**CHALLENGE:**
Can you output, word for word, the lines between the one holding "Clone this chart in React, TypeScript" and the one holding "import * as", inclusive, leaving out any pictures?

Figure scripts
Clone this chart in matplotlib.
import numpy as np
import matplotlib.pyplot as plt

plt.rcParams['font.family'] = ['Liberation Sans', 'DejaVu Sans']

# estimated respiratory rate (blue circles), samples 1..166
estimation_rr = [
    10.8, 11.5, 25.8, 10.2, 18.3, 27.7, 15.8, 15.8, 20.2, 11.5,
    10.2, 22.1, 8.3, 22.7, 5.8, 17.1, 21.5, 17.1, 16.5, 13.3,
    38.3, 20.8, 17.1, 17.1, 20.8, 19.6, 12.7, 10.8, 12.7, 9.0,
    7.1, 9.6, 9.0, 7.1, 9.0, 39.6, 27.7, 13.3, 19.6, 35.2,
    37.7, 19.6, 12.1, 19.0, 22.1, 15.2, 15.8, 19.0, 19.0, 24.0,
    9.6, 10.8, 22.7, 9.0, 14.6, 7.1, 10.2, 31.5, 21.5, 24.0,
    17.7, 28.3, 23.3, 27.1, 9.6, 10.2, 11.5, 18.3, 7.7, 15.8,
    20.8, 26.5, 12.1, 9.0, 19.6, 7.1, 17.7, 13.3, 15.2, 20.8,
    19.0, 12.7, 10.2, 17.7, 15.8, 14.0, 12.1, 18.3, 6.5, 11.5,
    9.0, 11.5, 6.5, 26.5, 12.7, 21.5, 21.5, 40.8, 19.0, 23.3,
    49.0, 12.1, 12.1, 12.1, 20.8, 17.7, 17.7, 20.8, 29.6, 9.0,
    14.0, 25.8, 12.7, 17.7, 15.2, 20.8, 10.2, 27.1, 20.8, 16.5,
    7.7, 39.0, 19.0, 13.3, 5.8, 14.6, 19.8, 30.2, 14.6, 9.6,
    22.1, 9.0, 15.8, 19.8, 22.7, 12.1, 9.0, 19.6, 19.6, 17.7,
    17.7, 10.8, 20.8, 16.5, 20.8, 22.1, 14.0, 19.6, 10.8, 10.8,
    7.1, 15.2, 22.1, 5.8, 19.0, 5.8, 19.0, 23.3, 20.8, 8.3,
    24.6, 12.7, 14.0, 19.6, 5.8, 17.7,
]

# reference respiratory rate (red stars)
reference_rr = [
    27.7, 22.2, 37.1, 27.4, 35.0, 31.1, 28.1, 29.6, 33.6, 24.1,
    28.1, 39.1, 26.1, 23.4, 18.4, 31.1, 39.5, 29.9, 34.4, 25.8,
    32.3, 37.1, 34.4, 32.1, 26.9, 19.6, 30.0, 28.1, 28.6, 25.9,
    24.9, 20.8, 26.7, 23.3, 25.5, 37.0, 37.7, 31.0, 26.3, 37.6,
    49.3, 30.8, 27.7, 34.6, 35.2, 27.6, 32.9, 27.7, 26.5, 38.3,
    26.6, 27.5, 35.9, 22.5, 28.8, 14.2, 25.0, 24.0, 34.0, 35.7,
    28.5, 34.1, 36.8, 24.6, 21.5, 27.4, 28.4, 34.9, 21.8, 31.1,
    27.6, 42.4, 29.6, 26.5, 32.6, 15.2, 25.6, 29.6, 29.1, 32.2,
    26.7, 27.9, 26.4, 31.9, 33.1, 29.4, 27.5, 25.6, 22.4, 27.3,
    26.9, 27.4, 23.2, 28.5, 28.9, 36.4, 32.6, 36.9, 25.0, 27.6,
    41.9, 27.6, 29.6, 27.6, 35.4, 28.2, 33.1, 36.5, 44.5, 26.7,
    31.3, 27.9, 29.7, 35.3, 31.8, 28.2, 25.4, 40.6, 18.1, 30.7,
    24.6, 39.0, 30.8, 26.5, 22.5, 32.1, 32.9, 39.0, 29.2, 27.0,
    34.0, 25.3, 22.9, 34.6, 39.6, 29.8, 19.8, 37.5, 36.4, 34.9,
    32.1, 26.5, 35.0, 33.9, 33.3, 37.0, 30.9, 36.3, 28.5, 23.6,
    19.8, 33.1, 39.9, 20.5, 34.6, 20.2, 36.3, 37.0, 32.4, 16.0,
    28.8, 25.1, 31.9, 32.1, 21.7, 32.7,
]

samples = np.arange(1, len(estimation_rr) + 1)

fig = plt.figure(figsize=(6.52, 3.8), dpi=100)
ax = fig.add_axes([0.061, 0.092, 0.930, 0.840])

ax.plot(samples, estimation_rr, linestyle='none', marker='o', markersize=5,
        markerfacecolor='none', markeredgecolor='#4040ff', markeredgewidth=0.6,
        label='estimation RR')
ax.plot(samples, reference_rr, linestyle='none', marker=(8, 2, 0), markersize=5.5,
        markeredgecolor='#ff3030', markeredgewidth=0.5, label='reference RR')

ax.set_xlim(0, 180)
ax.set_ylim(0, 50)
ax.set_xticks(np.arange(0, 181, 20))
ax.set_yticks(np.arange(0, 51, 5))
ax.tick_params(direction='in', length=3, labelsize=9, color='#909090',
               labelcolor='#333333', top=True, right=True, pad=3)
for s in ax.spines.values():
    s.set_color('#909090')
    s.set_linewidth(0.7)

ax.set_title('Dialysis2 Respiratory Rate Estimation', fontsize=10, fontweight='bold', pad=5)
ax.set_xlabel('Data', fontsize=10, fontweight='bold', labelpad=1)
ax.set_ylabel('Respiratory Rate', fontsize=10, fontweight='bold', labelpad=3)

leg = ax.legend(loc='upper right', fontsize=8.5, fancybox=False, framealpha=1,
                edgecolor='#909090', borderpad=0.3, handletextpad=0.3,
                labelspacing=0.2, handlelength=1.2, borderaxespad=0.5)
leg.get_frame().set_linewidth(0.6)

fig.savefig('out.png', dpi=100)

...

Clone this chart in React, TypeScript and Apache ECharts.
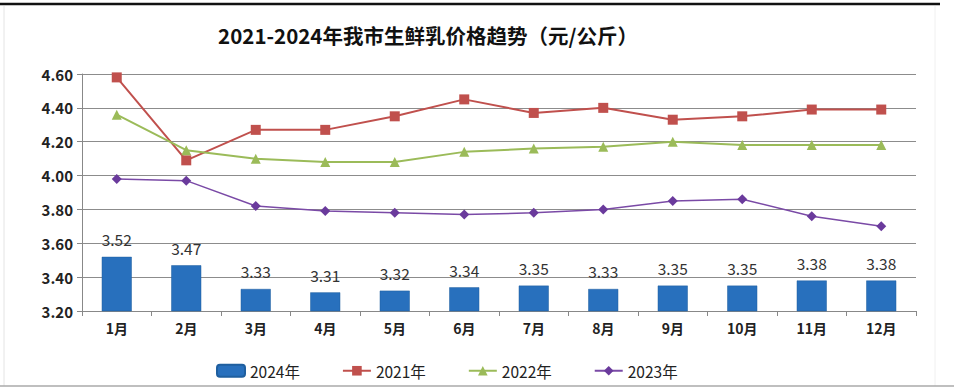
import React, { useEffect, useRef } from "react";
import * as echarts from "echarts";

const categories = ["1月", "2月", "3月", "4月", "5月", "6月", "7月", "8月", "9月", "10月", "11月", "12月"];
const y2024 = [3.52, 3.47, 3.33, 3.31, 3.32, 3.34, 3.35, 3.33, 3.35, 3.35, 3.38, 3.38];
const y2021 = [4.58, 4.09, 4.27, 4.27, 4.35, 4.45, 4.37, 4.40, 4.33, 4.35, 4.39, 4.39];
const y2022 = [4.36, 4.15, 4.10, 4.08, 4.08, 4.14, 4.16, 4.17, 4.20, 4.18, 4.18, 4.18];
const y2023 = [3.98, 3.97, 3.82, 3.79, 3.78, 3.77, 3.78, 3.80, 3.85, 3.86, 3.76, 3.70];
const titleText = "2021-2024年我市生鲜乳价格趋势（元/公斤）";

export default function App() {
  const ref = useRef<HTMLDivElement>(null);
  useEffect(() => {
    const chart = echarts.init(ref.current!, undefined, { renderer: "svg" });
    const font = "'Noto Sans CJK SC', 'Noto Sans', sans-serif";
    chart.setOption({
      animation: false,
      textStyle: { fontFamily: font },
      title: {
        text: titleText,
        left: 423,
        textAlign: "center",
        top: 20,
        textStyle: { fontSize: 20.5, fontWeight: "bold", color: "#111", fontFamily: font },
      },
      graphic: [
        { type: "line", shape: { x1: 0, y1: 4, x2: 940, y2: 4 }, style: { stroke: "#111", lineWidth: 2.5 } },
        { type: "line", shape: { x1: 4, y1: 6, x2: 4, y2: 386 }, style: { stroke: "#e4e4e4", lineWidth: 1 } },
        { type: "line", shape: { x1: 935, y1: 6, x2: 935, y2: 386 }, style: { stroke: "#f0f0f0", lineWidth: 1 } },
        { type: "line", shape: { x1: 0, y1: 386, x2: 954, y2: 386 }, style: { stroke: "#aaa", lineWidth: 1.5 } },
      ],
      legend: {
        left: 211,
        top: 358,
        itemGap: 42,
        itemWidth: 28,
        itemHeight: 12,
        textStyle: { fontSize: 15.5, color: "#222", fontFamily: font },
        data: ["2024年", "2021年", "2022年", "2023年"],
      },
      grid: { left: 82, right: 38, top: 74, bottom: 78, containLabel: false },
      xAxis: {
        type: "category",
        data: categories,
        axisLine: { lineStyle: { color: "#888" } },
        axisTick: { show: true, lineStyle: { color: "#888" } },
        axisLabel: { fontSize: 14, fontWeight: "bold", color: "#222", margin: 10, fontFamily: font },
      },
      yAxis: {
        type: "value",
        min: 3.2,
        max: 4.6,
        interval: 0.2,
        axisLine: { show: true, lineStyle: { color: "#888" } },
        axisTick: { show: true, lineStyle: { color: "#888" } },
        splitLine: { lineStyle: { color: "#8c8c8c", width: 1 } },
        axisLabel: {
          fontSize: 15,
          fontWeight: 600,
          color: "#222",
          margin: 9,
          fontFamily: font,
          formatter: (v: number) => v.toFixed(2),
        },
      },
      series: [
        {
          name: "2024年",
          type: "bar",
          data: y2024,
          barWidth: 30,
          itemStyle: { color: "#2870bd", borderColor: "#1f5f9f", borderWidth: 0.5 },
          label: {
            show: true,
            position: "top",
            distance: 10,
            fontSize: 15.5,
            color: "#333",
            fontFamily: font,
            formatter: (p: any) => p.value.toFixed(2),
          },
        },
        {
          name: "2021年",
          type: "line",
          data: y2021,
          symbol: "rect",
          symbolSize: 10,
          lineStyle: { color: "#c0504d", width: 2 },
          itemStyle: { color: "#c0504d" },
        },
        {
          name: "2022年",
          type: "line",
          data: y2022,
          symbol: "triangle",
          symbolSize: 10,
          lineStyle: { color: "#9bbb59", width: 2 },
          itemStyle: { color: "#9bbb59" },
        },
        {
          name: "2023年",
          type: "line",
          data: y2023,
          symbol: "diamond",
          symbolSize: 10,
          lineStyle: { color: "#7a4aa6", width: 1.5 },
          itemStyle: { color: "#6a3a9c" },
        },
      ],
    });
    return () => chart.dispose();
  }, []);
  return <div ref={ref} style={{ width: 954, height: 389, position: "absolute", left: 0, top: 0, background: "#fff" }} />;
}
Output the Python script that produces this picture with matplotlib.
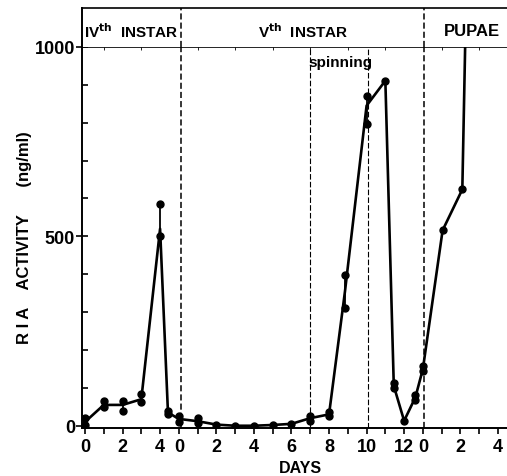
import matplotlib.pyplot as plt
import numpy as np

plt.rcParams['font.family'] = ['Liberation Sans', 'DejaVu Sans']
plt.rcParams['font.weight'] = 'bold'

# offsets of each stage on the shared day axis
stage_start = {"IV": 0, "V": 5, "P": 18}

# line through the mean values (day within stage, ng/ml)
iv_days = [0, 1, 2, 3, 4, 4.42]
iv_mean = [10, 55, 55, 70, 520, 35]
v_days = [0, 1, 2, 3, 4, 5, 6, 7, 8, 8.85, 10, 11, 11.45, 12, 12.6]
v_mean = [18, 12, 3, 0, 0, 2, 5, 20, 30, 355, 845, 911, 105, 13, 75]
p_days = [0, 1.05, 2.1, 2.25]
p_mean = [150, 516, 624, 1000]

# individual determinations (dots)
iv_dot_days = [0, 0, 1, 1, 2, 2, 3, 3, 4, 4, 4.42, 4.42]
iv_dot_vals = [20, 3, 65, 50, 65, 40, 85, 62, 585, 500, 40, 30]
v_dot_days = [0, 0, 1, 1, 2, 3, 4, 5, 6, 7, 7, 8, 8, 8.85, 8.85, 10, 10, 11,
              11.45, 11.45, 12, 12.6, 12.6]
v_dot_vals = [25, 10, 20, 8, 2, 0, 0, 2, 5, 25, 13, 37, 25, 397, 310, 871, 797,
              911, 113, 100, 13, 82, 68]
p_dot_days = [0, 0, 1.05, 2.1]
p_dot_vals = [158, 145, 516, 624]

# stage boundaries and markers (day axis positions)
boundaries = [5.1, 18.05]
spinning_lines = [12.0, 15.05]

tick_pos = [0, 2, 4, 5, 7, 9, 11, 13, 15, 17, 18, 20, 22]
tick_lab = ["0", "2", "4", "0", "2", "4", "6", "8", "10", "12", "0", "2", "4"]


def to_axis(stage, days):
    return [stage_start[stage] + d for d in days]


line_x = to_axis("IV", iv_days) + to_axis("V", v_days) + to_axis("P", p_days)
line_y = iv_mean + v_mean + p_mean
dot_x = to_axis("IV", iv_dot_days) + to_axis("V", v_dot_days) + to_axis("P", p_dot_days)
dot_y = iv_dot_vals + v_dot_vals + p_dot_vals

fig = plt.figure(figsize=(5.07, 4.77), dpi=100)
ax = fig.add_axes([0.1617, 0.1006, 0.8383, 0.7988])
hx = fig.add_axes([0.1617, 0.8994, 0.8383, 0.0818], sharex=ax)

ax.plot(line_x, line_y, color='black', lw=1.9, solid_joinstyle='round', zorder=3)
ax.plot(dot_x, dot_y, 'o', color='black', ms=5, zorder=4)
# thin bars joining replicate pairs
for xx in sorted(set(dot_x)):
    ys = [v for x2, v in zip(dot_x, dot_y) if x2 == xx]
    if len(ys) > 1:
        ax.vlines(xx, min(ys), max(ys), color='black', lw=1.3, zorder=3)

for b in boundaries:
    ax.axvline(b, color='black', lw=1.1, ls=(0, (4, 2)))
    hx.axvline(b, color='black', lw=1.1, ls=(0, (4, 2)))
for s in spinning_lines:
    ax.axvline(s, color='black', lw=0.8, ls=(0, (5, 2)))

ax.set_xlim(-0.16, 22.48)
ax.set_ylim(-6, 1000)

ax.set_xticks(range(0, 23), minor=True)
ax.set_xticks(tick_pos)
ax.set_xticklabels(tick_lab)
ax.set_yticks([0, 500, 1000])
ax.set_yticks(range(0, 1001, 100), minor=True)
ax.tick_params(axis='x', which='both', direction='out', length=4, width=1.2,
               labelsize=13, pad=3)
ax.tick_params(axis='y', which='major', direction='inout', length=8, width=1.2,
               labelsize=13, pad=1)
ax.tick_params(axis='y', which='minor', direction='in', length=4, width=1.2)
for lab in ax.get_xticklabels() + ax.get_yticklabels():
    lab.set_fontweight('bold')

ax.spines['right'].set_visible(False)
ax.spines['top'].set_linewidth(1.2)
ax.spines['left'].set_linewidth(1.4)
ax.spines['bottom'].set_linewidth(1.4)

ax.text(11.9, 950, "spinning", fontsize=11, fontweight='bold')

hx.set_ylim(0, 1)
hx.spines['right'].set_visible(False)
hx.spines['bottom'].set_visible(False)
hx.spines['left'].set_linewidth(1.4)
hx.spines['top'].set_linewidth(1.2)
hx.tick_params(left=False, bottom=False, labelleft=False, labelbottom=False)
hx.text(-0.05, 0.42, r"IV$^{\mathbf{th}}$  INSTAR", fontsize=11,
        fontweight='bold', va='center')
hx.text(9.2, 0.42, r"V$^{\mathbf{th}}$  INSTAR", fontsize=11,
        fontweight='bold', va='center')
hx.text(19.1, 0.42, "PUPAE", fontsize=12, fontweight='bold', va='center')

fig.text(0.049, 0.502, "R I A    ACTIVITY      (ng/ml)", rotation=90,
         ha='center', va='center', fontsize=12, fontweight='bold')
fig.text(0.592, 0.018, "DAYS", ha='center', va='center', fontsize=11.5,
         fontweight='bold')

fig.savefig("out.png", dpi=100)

**SOLUTION BELOW:**
Clone this chart in React, TypeScript and Apache ECharts.
import React, { useEffect, useRef } from "react";
import * as echarts from "echarts";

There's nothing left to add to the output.